Huang went to the United States to study Chinese History. At the University of Michigan, he received his Bachelor's degree in 1954, his Masters Degree in 1957 and his Doctorate in 1964. He was appointed Visiting Associate Professor at Columbia University in 1967, and a Professor at the State University of New York, New Paltz Branch in 1968–1980. He was a research fellow at the Fairbank Center for East Asian Research at Harvard in 1970. He worked with the leading American Sinologist John K. Fairbank. Nevertheless, Huang and Fairbank disagreed in research methodology. Fairbank liked concentrated analysis in short time frames and limited areas, while Huang liked synthesis covering broad time periods. In 1972, Huang went to Cambridge University and assisted Joseph Needham, who was more sympathetic to Huang's research approach, in Needham's monumental work on the history of Chinese science and technology.
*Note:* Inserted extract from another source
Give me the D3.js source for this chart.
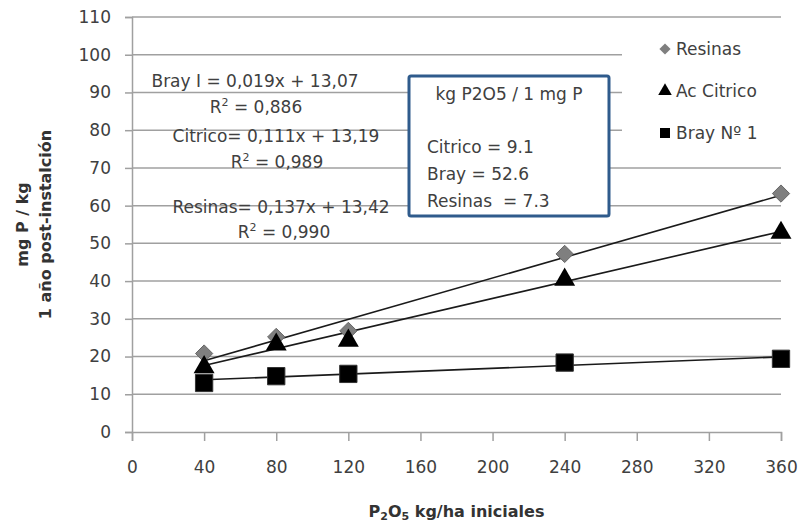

Huang's chosen field of study became financial administration in Ming China, and he published one of his major works, Taxation and Finance in Sixteenth Century Ming China, in 1974. He returned to Cambridge in the mid 1970s, and contributed two chapters to the Ming Dynasty Volumes of The Cambridge History of China. Around the late 1970s, he retired from teaching and focused on writing instead, even occasionally contributing to a column in Yazhou Zhoukan. Nonetheless, he often travelled to Taiwan even after retirement to give lectures and participate in various academic exchanges. His other works include The War in Northern Burma, 1587, a Year of No Significance , Broadening the Chinese Field of Vision, Chinese Macrohistory , Conversations about Chinese History on the Banks of the Hudson River, Discussions of Here and There and Old and New, Capitalism and the Twenty First Century, From a Macrohistory Perspective in Reading Jiang Jieshi's Diary, Contemporary Chinese Outlets, The Affair of Wan Chong, Yellow River Blue Mountain: Record of Huang Renzi's Recollections, and Bianjing Unfinished Dreams.
Personal life
He married Gayle Bates in 1966 and the two had a son, Jefferson, a longtime administrator at Claremont McKenna College, as well as two other sons from his wife's previous marriage. He died of a heart attack in 2000.